• Brief: Write each line of the material exactly as given, from the top through the line that contains "(110,793) -- (350,793);", and omit all pictures.

• Dataset content:
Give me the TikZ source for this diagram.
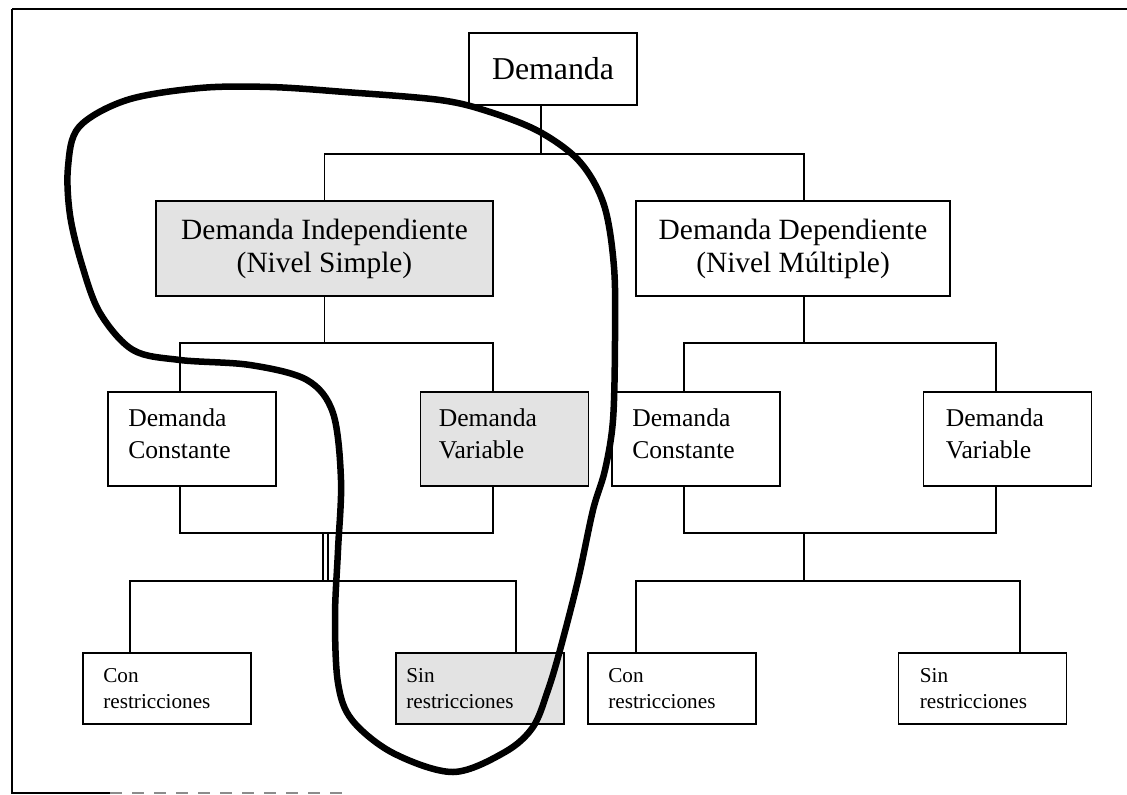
\documentclass[tikz,border=0pt]{standalone}
\usepackage{fontspec}
\setmainfont{Liberation Serif}
\usetikzlibrary{calc}
\tikzset{
  box/.style={draw=black, line width=1.7pt, inner sep=0pt, fill=white},
  shaded/.style={fill=black!11},
  conn/.style={draw=black, line width=1.5pt},
  txtA/.style={font=\fontsize{31.8}{38}\selectfont},
  txtB/.style={font=\fontsize{29.4}{33}\selectfont, align=center},
  txtC/.style={font=\fontsize{25.6}{32}\selectfont, align=left, inner sep=0pt, anchor=north west},
  txtD/.style={font=\fontsize{21.2}{25.5}\selectfont, align=left, inner sep=0pt, anchor=north west},
  lvlC/.style={box, minimum width=168pt, minimum height=94pt},
  lvlD/.style={box, minimum width=168pt, minimum height=71pt},
  loop/.style={draw=black, line width=6.5pt, line join=round}
}
\begin{document}
\begin{tikzpicture}[x=1pt, y=-1pt]
\useasboundingbox (0,0) rectangle (1127,795);
% frame
\draw[line width=1.8pt] (12,9) -- (1127,9);
\draw[line width=1.8pt] (12,9) -- (12,793) -- (110,793);
\draw[line width=1.5pt, black!45, dash pattern=on 12pt off 10pt] (110,793) -- (350,793);

% level 1
\node[box, minimum width=168pt, minimum height=72pt, txtA] (dem) at (553,69) {Demanda};
% level 2
\node[box, shaded, minimum width=337pt, minimum height=95pt, txtB] (di) at (324.5,248.5) {Demanda Independiente\\(Nivel Simple)};
\node[box, minimum width=314pt, minimum height=95pt, txtB] (dd) at (793,248.5) {Demanda Dependiente\\(Nivel Múltiple)};
% level 3
\node[lvlC] (dc1) at (192,439) {};
\node[lvlC, shaded] (dv1) at (504.5,439) {};
\node[lvlC] (dc2) at (696,439) {};
\node[lvlC] (dv2) at (1007.5,439) {};
\node[txtC] (dc1t) at ($(dc1.north west)+(21,17.5)$) {Demanda\\Constante};
\node[txtC] (dv1t) at ($(dv1.north west)+(19,17.5)$) {Demanda\\Variable};
\node[txtC] (dc2t) at ($(dc2.north west)+(21,17.5)$) {Demanda\\Constante};
\node[txtC] (dv2t) at ($(dv2.north west)+(23,17.5)$) {Demanda\\Variable};
% level 4
\node[lvlD] (con1) at (167,688.5) {};
\node[lvlD, shaded] (sin1) at (480,688.5) {};
\node[lvlD] (con2) at (672,688.5) {};
\node[lvlD] (sin2) at (982.5,688.5) {};
\node[txtD] (con1t) at ($(con1.north west)+(21,16.5)$) {Con\\restricciones};
\node[txtD] (sin1t) at ($(sin1.north west)+(11,16.5)$) {Sin\\restricciones};
\node[txtD] (con2t) at ($(con2.north west)+(21,16.5)$) {Con\\restricciones};
\node[txtD] (sin2t) at ($(sin2.north west)+(22,16.5)$) {Sin\\restricciones};

% bar levels and ports
\coordinate (y1) at (0,154);
\coordinate (y2) at (0,343);
\coordinate (y3) at (0,533);
\coordinate (y4) at (0,581);
\coordinate (pdem) at ($(dem.south)+(-12,0)$);
\coordinate (pddt) at ($(dd.north)+(11,0)$);
\coordinate (pddb) at ($(dd.south)+(11,0)$);
\coordinate (pdc1t) at ($(dc1.north)+(-12,0)$);
\coordinate (pdc1b) at ($(dc1.south)+(-12,0)$);
\coordinate (pdv1t) at ($(dv1.north)+(-11.5,0)$);
\coordinate (pdv1b) at ($(dv1.south)+(-11.5,0)$);
\coordinate (pdc2t) at ($(dc2.north)+(-12,0)$);
\coordinate (pdc2b) at ($(dc2.south)+(-12,0)$);
\coordinate (pdv2t) at ($(dv2.north)+(-11.5,0)$);
\coordinate (pdv2b) at ($(dv2.south)+(-11.5,0)$);
\coordinate (pcon1) at ($(con1.north)+(-37,0)$);
\coordinate (psin1) at ($(sin1.north)+(36,0)$);
\coordinate (pcon2) at ($(con2.north)+(-36,0)$);
\coordinate (psin2) at ($(sin2.north)+(37.5,0)$);
\coordinate (m1) at (323,0);
\coordinate (m2) at (328,0);
\coordinate (m3) at (804,0);

% connectors
\draw[conn] (pdem) -- (pdem |- y1);
\draw[conn] (di.north) -- (di.north |- y1) -- (pddt |- y1) -- (pddt);
\draw[conn] (di.south) -- (di.south |- y2);
\draw[conn] (pdc1t) -- (pdc1t |- y2) -- (pdv1t |- y2) -- (pdv1t);
\draw[conn] (pddb) -- (pddb |- y2);
\draw[conn] (pdc2t) -- (pdc2t |- y2) -- (pdv2t |- y2) -- (pdv2t);
\draw[conn] (pdc1b) -- (pdc1b |- y3) -- (pdv1b |- y3) -- (pdv1b);
\draw[conn] (pdc2b) -- (pdc2b |- y3) -- (pdv2b |- y3) -- (pdv2b);
\draw[conn] (m1 |- y3) -- (m1 |- y4);
\draw[conn] (m2 |- y3) -- (m2 |- y4);
\draw[conn] (m3 |- y3) -- (m3 |- y4);
\draw[conn] (pcon1) -- (pcon1 |- y4) -- (psin1 |- y4) -- (psin1);
\draw[conn] (pcon2) -- (pcon2 |- y4) -- (psin2 |- y4) -- (psin2);

% hand-drawn loop
\draw[loop] plot[smooth cycle, tension=0.55] coordinates {
 (79,127) (127,100) (200,88) (270,87) (345,92) (440,100) (490,112)
 (540,132) (580,162) (604,205) (614,267) (615,340) (613,420) (605,470)
 (593,510) (578,580) (560,650) (548,690) (533,727) (505,752) (453,772)
 (393,753) (352,720) (338,683) (335,617) (338,550) (341,480) (333,413)
 (307,380) (250,365) (180,360) (133,350) (100,313) (82,265) (70,215) (68,167)
};
\end{tikzpicture}
\end{document}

• Output for this task:
Give me the TikZ source for this diagram.
\documentclass[tikz,border=0pt]{standalone}
\usepackage{fontspec}
\setmainfont{Liberation Serif}
\usetikzlibrary{calc}
\tikzset{
  box/.style={draw=black, line width=1.7pt, inner sep=0pt, fill=white},
  shaded/.style={fill=black!11},
  conn/.style={draw=black, line width=1.5pt},
  txtA/.style={font=\fontsize{31.8}{38}\selectfont},
  txtB/.style={font=\fontsize{29.4}{33}\selectfont, align=center},
  txtC/.style={font=\fontsize{25.6}{32}\selectfont, align=left, inner sep=0pt, anchor=north west},
  txtD/.style={font=\fontsize{21.2}{25.5}\selectfont, align=left, inner sep=0pt, anchor=north west},
  lvlC/.style={box, minimum width=168pt, minimum height=94pt},
  lvlD/.style={box, minimum width=168pt, minimum height=71pt},
  loop/.style={draw=black, line width=6.5pt, line join=round}
}
\begin{document}
\begin{tikzpicture}[x=1pt, y=-1pt]
\useasboundingbox (0,0) rectangle (1127,795);
% frame
\draw[line width=1.8pt] (12,9) -- (1127,9);
\draw[line width=1.8pt] (12,9) -- (12,793) -- (110,793);
\draw[line width=1.5pt, black!45, dash pattern=on 12pt off 10pt] (110,793) -- (350,793);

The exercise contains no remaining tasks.